Local SEO

How to Get Your Small Business
on Google Maps

By PocketSod LLC  ·   ·  5 min read

When someone nearby searches "plumber near me" or "best tacos in [city]," Google Maps results appear before anything else. That map pack — the three businesses shown with pins and star ratings — gets more clicks than the regular search results below it. Getting your business into that map pack is free, and it starts with one thing: your Google Business Profile.

01

Claim and Verify Your Google Business Profile

Go to business.google.com and search for your business name. If it's already listed (many are auto-generated by Google), claim it. If it isn't, create it from scratch. Either way, you'll go through a verification step — usually a postcard mailed to your business address with a code, though some businesses qualify for instant phone or email verification.

This step is the most important one. An unclaimed listing can be edited by anyone, has no owner to respond to reviews, and doesn't rank as well as a verified, actively managed profile.

If your business serves customers at their location (like a plumber, cleaner, or landscaper) rather than at a storefront, you can hide your home address and list a service area instead. Google fully supports this.

02

Fill Out Every Field — Completely

Google rewards completeness. A fully filled-out profile ranks higher than a sparse one. That means: your exact business name (no keyword stuffing — "Joe's Plumbing Best Plumber Indianapolis" will get suspended), your primary and secondary categories, your hours including holidays, a thorough business description, your service list with descriptions and prices if applicable, and at least 5–10 photos.

Photos matter more than most business owners realize. Businesses with photos receive 42% more requests for directions and 35% more click-throughs to their websites. Add photos of your work, your team, your vehicle or storefront, and before/after shots if you have them.
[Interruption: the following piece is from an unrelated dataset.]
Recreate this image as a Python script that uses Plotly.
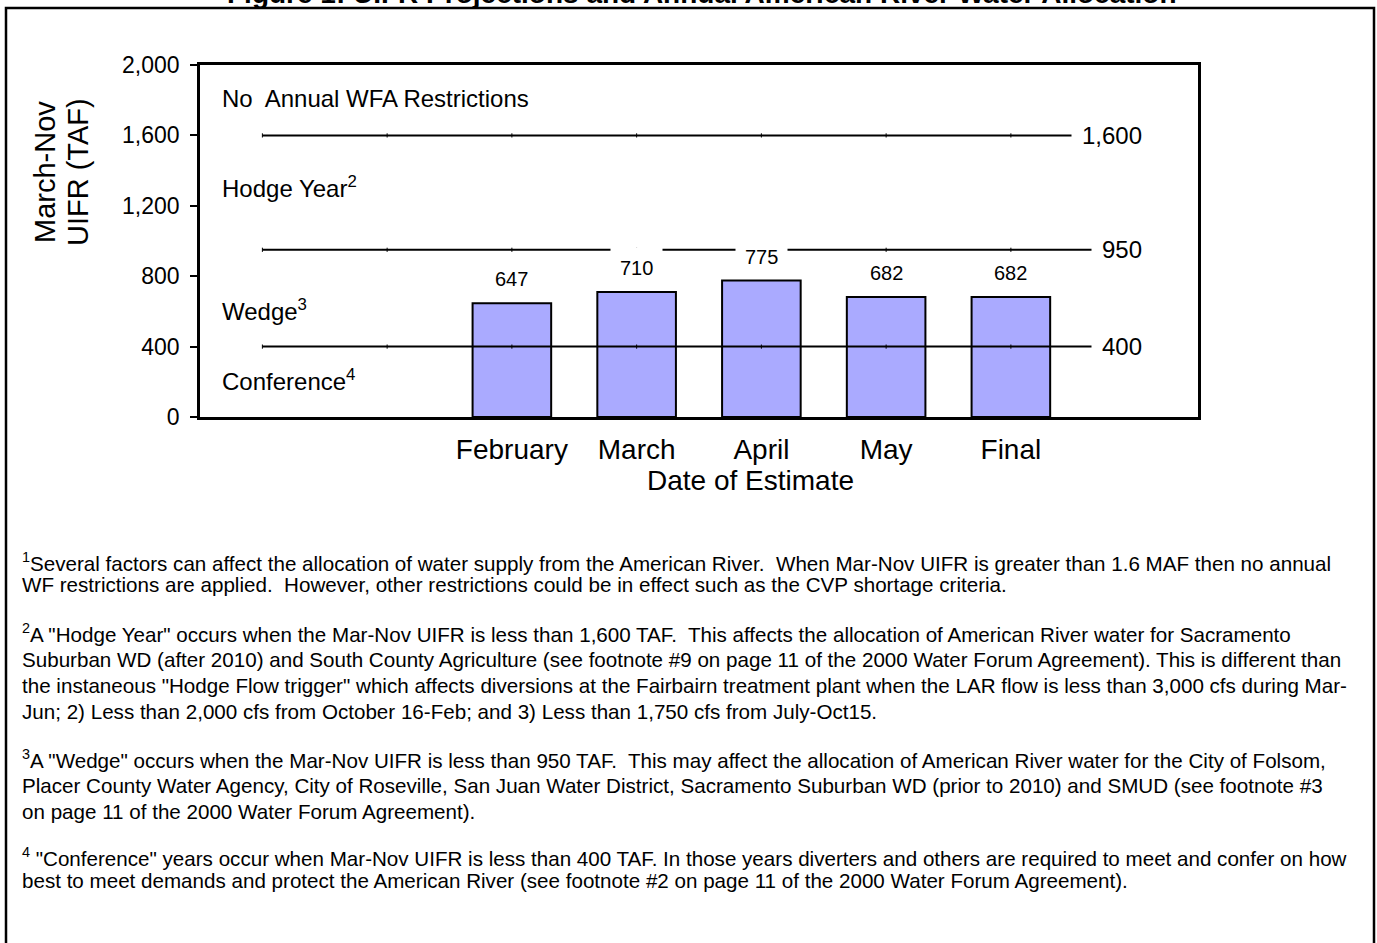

Category tip: Your primary category is the most important ranking signal. Choose the most specific one that fits your business — "Residential Plumber" over just "Plumber," for example. You can add up to 9 additional categories for other services you offer.

03

Make Sure Your Website Matches Your Profile Exactly

Google cross-references your website against your Google Business Profile. Your business name, address, phone number, and hours need to be identical on both. This consistency — called NAP consistency — is a key local ranking signal. Even small differences ("St." vs. "Street," or a slightly different phone format) can hurt your ranking.

If your website lists your phone number, address, or hours differently than your Google Business Profile, update one to match the other. Check your Facebook page, Yelp profile, and any other directory listings while you're at it. The more consistent your information is across the web, the more Google trusts it.

No website yet? This is a major disadvantage for Google Maps ranking. Businesses with linked websites consistently outrank those without. A basic site with your services, area, and contact info makes a significant difference.

04

Get Reviews — and Respond to All of Them

Reviews are the single biggest factor separating businesses in the map pack. A business with 50 reviews at 4.8 stars almost always outranks one with 5 reviews at 5.0 stars. Volume and recency both matter — a steady stream of recent reviews signals an active, trustworthy business.

The easiest way to get reviews: ask every satisfied customer right after you finish the job. Send a follow-up text with a direct link to your Google review page. Most people are happy to leave one if you make it easy and ask at the right moment. Never offer incentives for reviews — Google's policies prohibit it and the reviews can be removed.

Respond to everything: Replying to reviews — positive and negative — shows Google and potential customers that you're active and engaged. A thoughtful response to a bad review often does more for your credibility than the review itself hurts it.

05

Keep the Profile Active and Updated

A Google Business Profile is not a set-it-and-forget-it tool. Google tracks how actively a business manages their profile, and activity is a ranking signal. Post an update once a month — a completed project, a seasonal offer, a simple "we're open" post. Add photos regularly. Update your hours for holidays before the holiday, not after.

Use the Q&A section proactively. Anyone can ask questions on your profile — answer them promptly. You can also seed common questions yourself and answer them, which turns your profile into a mini FAQ visible to anyone who finds you on Maps.

Check your profile monthly for suggested edits from Google or users. Sometimes Google will auto-populate information that's incorrect, and if you don't catch it, customers see the wrong hours or the wrong phone number. Set a monthly reminder and do a quick audit.